Une voiture neuve sur dix immatriculées le mois dernier en Suisse était uniquement électrique. C'est 10 fois plus qu'il y a 5 ans. Les voitures électriques prennent toujours plus de place sur nos routes. Un engouement qui s'explique par un contexte général qui pousse à la transition pour lutter contre le changement climatique.
Cet été, la Commission européenne a proposé d'interdire la vente de voitures neuves à moteur essence ou diesel à partir de 2035. Hybride compris. Au Royaume-Uni, c'est 2030. Tout comme Singapour ou Israël. Au total, une vingtaine de pays ou régions ont d'ores et déjà prévu la fin du moteur thermique. En Suisse, la question n'est pas encore tranchée.
Dans ce contexte, les annonces des constructeurs automobiles se multiplient. Audi ne sortira plus de nouveaux modèles à essence après 2026. Ford va consacrer 30 milliards de francs à la production électrique dans les 4 prochaines années. Les budgets de recherche et développement explosent. Avec pour objectif de créer des voitures électriques moins chères, moins lourdes et pouvant nous emmener toujours plus loin.
Moins de travail pour les garagistes
Parmi les perdants de ce virage électrique, on trouve les garagistes. Un moteur électrique ne demande quasiment plus d'entretien. Fini les services. Ce que confirme Yves, propriétaire d'une Tesla modèle S depuis 2 ans. "Je ne suis jamais allé chez le garagiste en 60'000 km. J'attends toujours que les capteurs me lancent une alerte".
En France, le Conseil national des professions de l'automobile estime qu'un parc uniquement électrique représenterait 40% d'activité en moins pour les garagistes. "Sur les moteurs électriques, il n'y a pas beaucoup de travaux à faire. Les entretiens sont surtout sécuritaires comme les éléments de direction, les suspensions, les pneus ou les freins", explique John Desmeules, propriétaire d'un garage à Montricher, au pied du Jura.
Ce mécanicien de formation s'inquiète pour l'avenir de son métier. Huitante pour cent des revenus du garage Desmeules viennent du service après-vente. La société emploie 10 personnes. "Dans 10 ans, si je peux garder mes employés je serais content. J'ai la crainte qu'on ait moins d'emplois".
Un virage glissant
Les constructeurs poussent pour qu'il vende de l'électrique. "Par exemple, sur une C4, la prime pour le vendeur est de 3000 francs pour une motorisation électrique, contre 1000 francs pour l'essence". Les garages doivent se positionner: investir massivement pour accueillir les voitures électriques ou suivre le marché en douceur et profiter encore des moteurs thermiques.

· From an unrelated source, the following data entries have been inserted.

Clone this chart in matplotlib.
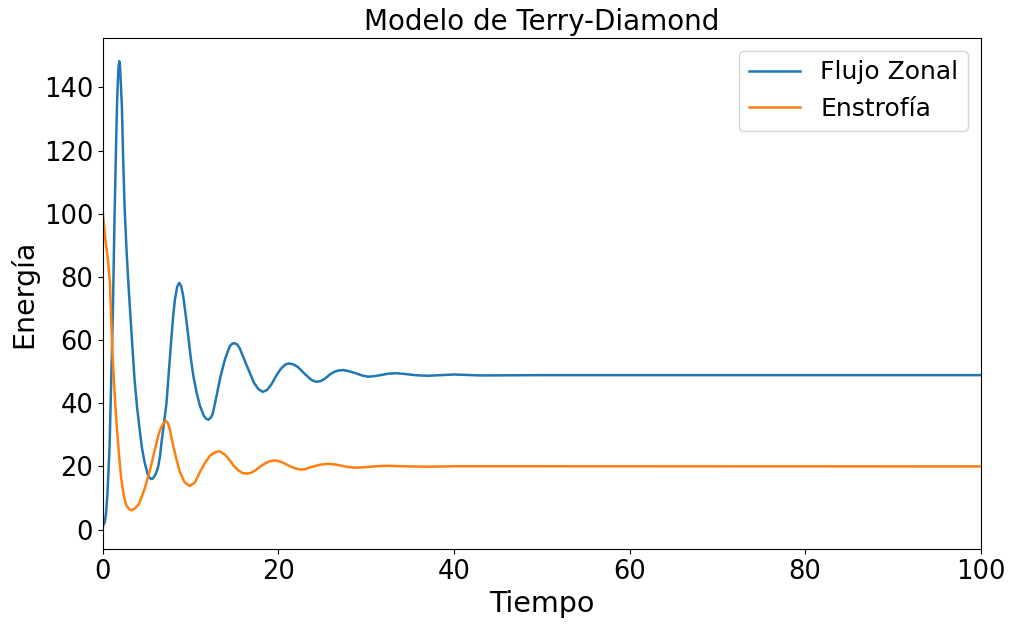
import matplotlib
matplotlib.use("Agg")
import matplotlib.pyplot as plt

# Valores
t_flujo = [0, 0.2, 0.35, 0.5, 0.63, 0.76, 0.95, 1.14, 1.33, 1.5, 1.6, 1.7, 1.78,
           1.86, 1.94, 2.03, 2.16, 2.3, 2.47, 2.7, 2.92, 3.23, 3.6, 3.9, 4.18,
           4.45, 4.75, 5.1, 5.3, 5.5, 5.7, 5.9, 6.1, 6.3, 6.5, 6.68, 6.95, 7.25,
           7.55, 7.82, 8.0, 8.2, 8.45, 8.69, 8.9, 9.15, 9.45, 9.72, 10.0, 10.3,
           10.7, 11.05, 11.5, 11.75, 12.0, 12.25, 12.5, 12.95, 13.4, 13.9, 14.46,
           14.75, 15.0, 15.3, 15.6, 16.3, 17.2, 17.7, 18.2, 18.7, 19.2, 19.8,
           20.3, 20.8, 21.2, 21.7, 22.2, 22.8, 23.3, 23.8, 24.3, 24.8, 25.3,
           25.9, 26.4, 26.9, 27.4, 28.1, 28.8, 29.5, 30.2, 31.0, 31.8, 32.6,
           33.4, 34.3, 35.2, 36.1, 37, 38.5, 40, 43, 50, 100]
flujo = [1.2, 2.2, 5, 10.8, 18, 26.6, 47.6, 70, 100, 122, 134, 142, 146.5,
         148.3, 147, 142, 134, 118, 102, 88, 77, 63.4, 47.6, 38.5, 31.8,
         25.8, 21.3, 17.5, 16.5, 16.0, 16.2, 17.0, 18.2, 20, 23.2, 27.7, 33.5, 40.3,
         51.5, 61.3, 67.5, 72.8, 76.8, 78.1, 77.2, 73.9, 67.5, 61.3, 54.5, 48.7,
         43.0, 39.2, 36.0, 35.1, 34.8, 35.3, 36.5, 42.4, 48.5, 53.9, 58.1,
         58.9, 59.0, 58.6, 57.3, 52.5, 46.5, 44.5, 43.6, 44.2, 46.0, 49.0,
         51.0, 52.3, 52.6, 52.3, 51.5, 49.8, 48.5, 47.3, 46.8, 47.0, 47.8,
         49.2, 50.0, 50.4, 50.5, 50.1, 49.5, 48.8, 48.4, 48.6, 49.0, 49.4,
         49.5, 49.3, 49.0, 48.8, 48.7, 48.9, 49.1, 48.8, 48.9, 48.9]

t_enstrofia = [0, 0.27, 0.57, 0.8, 0.95, 1.1, 1.25, 1.4, 1.6, 1.85, 2.09, 2.4,
               2.66, 3.0, 3.23, 3.6, 4.0, 4.2, 4.45, 4.75, 5.05, 5.4, 5.85, 6.3,
               6.55, 6.8, 7.0, 7.18, 7.35, 7.5, 7.75, 8.0, 8.4, 8.77, 9.3, 9.9,
               10.5, 11.05, 11.6, 12.2, 12.8, 13.3, 13.9, 14.46, 14.9, 15.4,
               15.9, 16.4, 16.9, 17.4, 17.9, 18.5, 19.0, 19.5, 20.0, 20.5,
               21.0, 21.5, 22.0, 22.5, 23.0, 23.5, 24.1, 24.7, 25.2, 25.8,
               26.5, 27.2, 27.9, 28.7, 29.6, 30.5, 31.4, 32.4, 33.5, 35, 37,
               40, 100]
enstrofia = [100, 92, 85.5, 78, 66, 55, 47.6, 40, 31.8, 23, 16, 10.5,
             7.7, 6.4, 6.1, 6.6, 7.7, 8.7, 10.6, 12.9, 15.8, 19.2, 24.6, 29.7,
             31.8, 33.2, 34.0, 34.4, 34.0, 33.0, 30.0, 26.6, 22.0, 18.2, 15.0,
             13.8, 15.0, 18.2, 21.0, 23.4, 24.5, 24.8, 23.7, 21.9, 20.2, 18.8,
             17.9, 17.7, 18.0, 18.8, 19.9, 21.0, 21.6, 21.9, 21.7, 21.2,
             20.5, 19.8, 19.3, 19.0, 19.1, 19.6, 20.1, 20.5, 20.7, 20.8,
             20.6, 20.2, 19.8, 19.6, 19.7, 19.9, 20.1, 20.2, 20.1, 20.0, 19.9,
             20.05, 20]


def main():
    fig = plt.figure(figsize=(10.09, 6.25), dpi=100)
    ax = fig.add_axes([0.102, 0.1216, 0.870, 0.8176])

    ax.plot(t_flujo, flujo, label="Flujo Zonal", linewidth=1.8)
    ax.plot(t_enstrofia, enstrofia, label="Enstrofía", linewidth=1.8)

    ax.set_xlim(0, 100)
    ax.set_title("Modelo de Terry-Diamond", fontsize=20)
    ax.set_xlabel("Tiempo", fontsize=20.5)
    ax.set_ylabel("Energía", fontsize=20.5)
    ax.tick_params(labelsize=18.5)
    ax.legend(fontsize=18, handlelength=2.05)

    fig.savefig("out.png", dpi=100)
    plt.close(fig)


if __name__ == "__main__":
    main()
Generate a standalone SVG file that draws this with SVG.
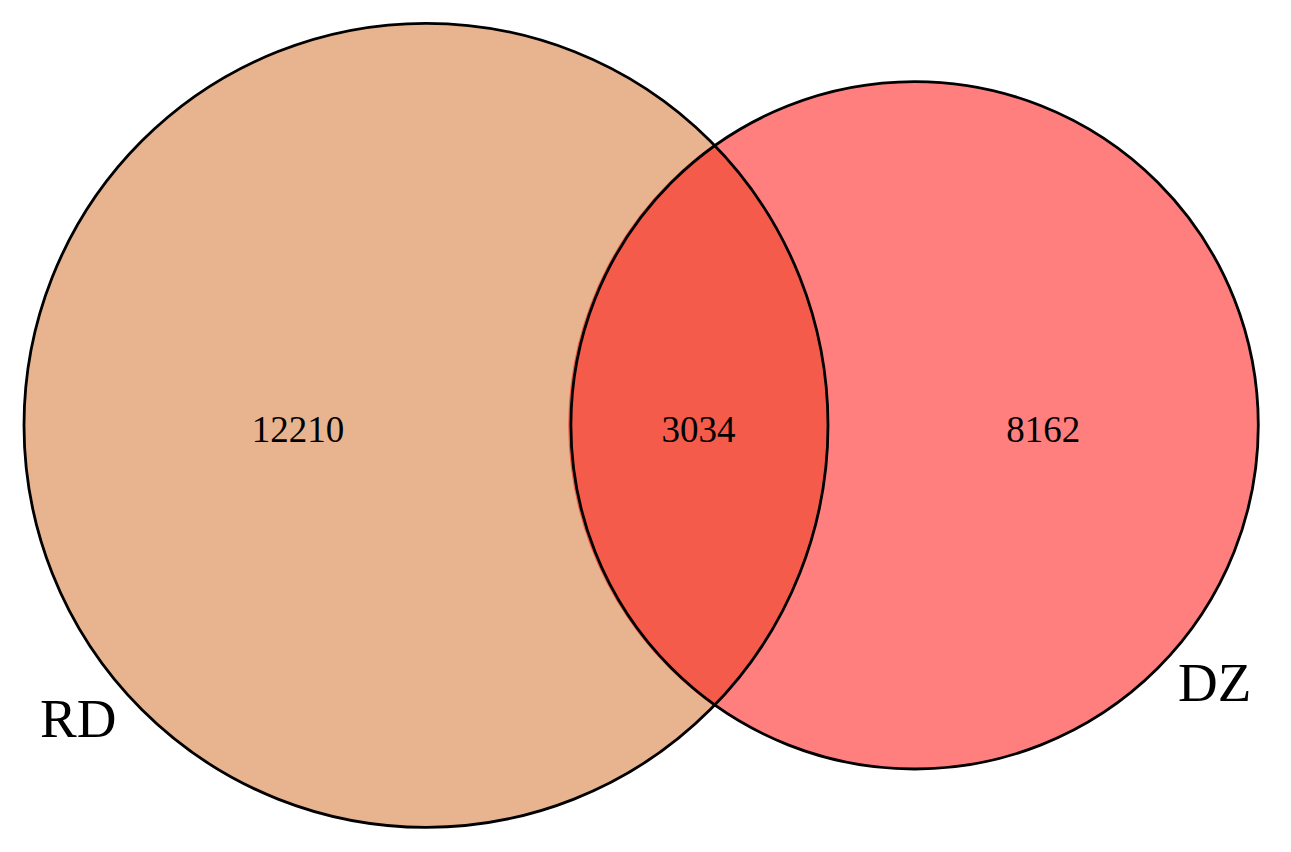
<svg xmlns="http://www.w3.org/2000/svg" width="1291" height="852" viewBox="0 0 1291 852">
<style>
.num{font-family:"Liberation Serif","Times New Roman",serif;font-size:37px;fill:#000;text-anchor:middle}
.lbl{font-family:"Liberation Serif","Times New Roman",serif;font-size:55px;fill:#000}
.edge{fill:none;stroke:#000;stroke-width:2.8}
</style>
<rect width="1291" height="852" fill="#fff"/>
<g id="RD">
<circle cx="426" cy="425.3" r="402" fill="#E8B48F"/>
</g>
<g id="DZ">
<circle cx="914.6" cy="425.3" r="343.7" fill="#FF7F7F"/>
</g>
<g id="RD_DZ">
<path d="M714.3 144.1 A343.7 343.7 0 0 0 714.3 706.5 A402 402 0 0 0 714.3 144.1 Z" fill="#F45B4A"/>
</g>
<g id="connectors">
<circle class="edge" cx="426" cy="425.3" r="402"/>
<circle class="edge" cx="914.6" cy="425.3" r="343.7"/>
</g>
<g id="labels">
<text class="num" transform="translate(298 441.5) scale(1 1.05)">12210</text>
<text class="num" transform="translate(698.5 441.5) scale(1 1.05)">3034</text>
<text class="num" transform="translate(1043.3 441.5) scale(1 1.05)">8162</text>
<text class="lbl" x="40" y="737">RD</text>
<text class="lbl" x="1178" y="700.5" font-size="56">DZ</text>
</g>
</svg>
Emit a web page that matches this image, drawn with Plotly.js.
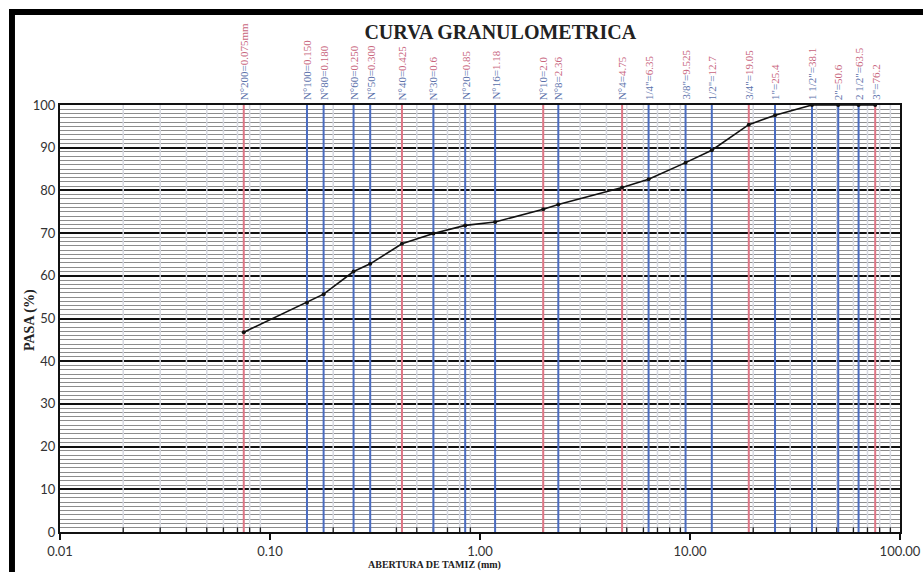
<!DOCTYPE html>
<html>
<head>
<meta charset="utf-8">
<script src="https://cdn.plot.ly/plotly-3.0.1.min.js"></script>
<style>html,body{margin:0;padding:0;background:#fff;}#chart{width:923px;height:572px;}</style>
</head>
<body>
<div id="chart"></div>
<script>
// ---- data ----
const sieveNames = ['N°200=','N°100=','N°80=','N°60=','N°50=','N°40=','N°30=','N°20=','N°16=','N°10=','N°8=','N°4=','1/4"=','3/8"=','1/2"=','3/4"=','1"=','1 1/2"=','2"=','2 1/2"=','3"='];
const sizeLabels = ['0.075mm','0.150','0.180','0.250','0.300','0.425','0.6','0.85','1.18','2.0','2.36','4.75','6.35','9.525','12.7','19.05','25.4','38.1','50.6','63.5','76.2'];
const sieveSizes = [0.075,0.150,0.180,0.250,0.300,0.425,0.6,0.85,1.18,2.0,2.36,4.75,6.35,9.525,12.7,19.05,25.4,38.1,50.8,63.5,76.2];
const passing = [46.8,53.7,55.7,61.0,62.8,67.5,69.9,71.8,72.6,75.6,76.7,80.7,82.6,86.5,89.4,95.4,97.6,100,100,100,100];
const xTickVals = [0.01,0.1,1,10,100];
const xTickText = ['0.01','0.10','1.00','10.00','100.00'];
const redSieves = ['N°200=','N°40=','N°10=','N°4=','3/4"=','3"='];

// ---- build ----
const minorX = [], minorY = [], tickX = [], tickY = [];
for (let d = -2; d < 2; d++) {
  for (let m = 2; m <= 9; m++) {
    const v = m * Math.pow(10, d);
    minorX.push(v, v, null); minorY.push(0, 100, null);
    tickX.push(v, v, null); tickY.push(0, 1.1, null);
  }
}
const redX = [], redY = [], blueX = [], blueY = [];
sieveSizes.forEach((s, i) => {
  if (redSieves.includes(sieveNames[i])) { redX.push(s, s, null); redY.push(0, 100, null); }
  else { blueX.push(s, s, null); blueY.push(0, 100, null); }
});

const traces = [
  {x: minorX, y: minorY, mode: 'lines', line: {color: '#d6d8e0', width: 1.5}, hoverinfo: 'skip', showlegend: false},
  {x: tickX, y: tickY, mode: 'lines', line: {color: '#222', width: 1.3}, hoverinfo: 'skip', showlegend: false},
  {x: redX, y: redY, mode: 'lines', line: {color: '#de7585', width: 2}, hoverinfo: 'skip', showlegend: false},
  {x: blueX, y: blueY, mode: 'lines', line: {color: '#4a6cc0', width: 2}, hoverinfo: 'skip', showlegend: false},
  {x: sieveSizes, y: passing, mode: 'lines+markers', line: {color: '#111', width: 1.6}, marker: {color: '#111', size: 4}, showlegend: false}
];

const annotations = sieveSizes.map((s, i) => ({
  x: Math.log10(s), xref: 'x', y: 1, yref: 'paper', yanchor: 'bottom', xanchor: 'center', yshift: 3,
  textangle: -90, showarrow: false,
  text: '<span style="color:#5a70aa">' + sieveNames[i] + '</span><span style="color:#c8657d">' + sizeLabels[i] + '</span>',
  font: {family: 'Liberation Serif', size: 11}
}));
annotations.push({
  x: 0.446, xref: 'paper', y: -0.077, yref: 'paper', showarrow: false, xanchor: 'center', yanchor: 'middle',
  text: '<b>ABERTURA DE TAMIZ (mm)</b>', font: {family: 'Liberation Serif', size: 10, color: '#222'}
});
annotations.push({
  x: -0.0357, xref: 'paper', y: 0.4965, yref: 'paper', showarrow: false, xanchor: 'center', yanchor: 'middle',
  textangle: -90, text: '<b>PASA (%)</b>', font: {family: 'Liberation Serif', size: 14, color: '#222'}
});

const layout = {
  width: 923, height: 572,
  margin: {l: 60, r: 23, t: 105, b: 40},
  paper_bgcolor: '#fff', plot_bgcolor: '#fff',
  title: {text: '<b>CURVA GRANULOMETRICA</b>', x: 0.542, xanchor: 'center', y: 0.944, yanchor: 'middle',
          font: {family: 'Liberation Serif', size: 20, color: '#222'}},
  xaxis: {type: 'log', range: [-2, 2], tickmode: 'array', tickvals: xTickVals, ticktext: xTickText,
          showgrid: false, zeroline: false, showline: true, linecolor: '#111', linewidth: 2, mirror: true,
          ticks: 'outside', ticklen: 6, tickcolor: '#111', tickwidth: 1.5,
          tickfont: {family: 'Lato', size: 13, color: '#333'}},
  yaxis: {range: [0, 100], dtick: 10, tick0: 0, showgrid: true, gridcolor: '#111', gridwidth: 2,
          zeroline: false, showline: true, linecolor: '#111', linewidth: 2, mirror: true, ticks: '',
          minor: {dtick: 1, tick0: 0, showgrid: true, gridcolor: '#8c8c8c', gridwidth: 1},
          tickfont: {family: 'Lato', size: 13, color: '#333'}},
  annotations: annotations,
  shapes: [
    {type: 'rect', xref: 'paper', yref: 'paper', x0: -0.0607, x1: -0.0536, y0: -0.0937, y1: 1.2248, fillcolor: '#000', line: {width: 0}},
    {type: 'rect', xref: 'paper', yref: 'paper', x0: -0.0607, x1: 1.03, y0: 1.2108, y1: 1.2248, fillcolor: '#000', line: {width: 0}}
  ]
};

Plotly.newPlot('chart', traces, layout, {displayModeBar: false, staticPlot: true});
</script>
</body>
</html>
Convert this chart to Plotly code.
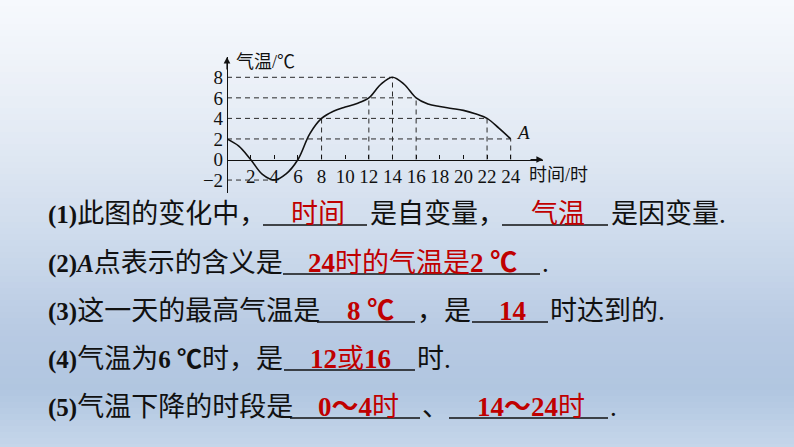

"Il faudra consacrer plus de temps pour gagner la même chose", estime Jean-Luc Pirlot. Le secrétaire général de la section vaudoise de l’Union professionnelle suisse de l’automobile (UPSA) admet que certains garages vont disparaître. En première ligne, les garagistes "toutes marques" qui ne suivent pas de formation. Pour le reste, "il y aura toujours du travail pour les garagistes, car il y aura toujours autant de voitures en circulation. Notre rôle est d'accompagner les garagistes pour qu'ils soient capables de prendre ce tournant."
Dans le canton de Vaud, la branche vient d'annoncer la construction d'un nouveau centre de formation à Yverdon. Vingt-trois millions vont être investis pour former les apprentis aux nouvelles technologies de l'automobile.
Une formation électrique
Cette année, la volée de mécatroniciens et mécatroniciennes va sortir de l’Ecole technique et des métiers de Lausanne (ETML) avec une courte formation sur les moteurs électriques. Une première. "On aura du job, c'est sûr. Les garages vont nous chercher", explique Mathieu (19 ans), élève de dernière année.
"Les profs nous encouragent à faire des spécialisations, comme la rénovation de batteries", explique Léa (18 ans). "Le recyclage des batteries est typiquement un problème qui va se poser avec les voitures électriques. Notre métier peut être profitable à l'avenir".
Philippe Poulain, responsable de la filière automobile à l’École des métiers, défend son métier. "On est dans la tendance actuelle de la durabilité et de l'écologie. Pour moi, un véhicule qu'on entretient, c'est une voiture en moins qu'on produit. C'est aussi un déchet de moins qu'on crée."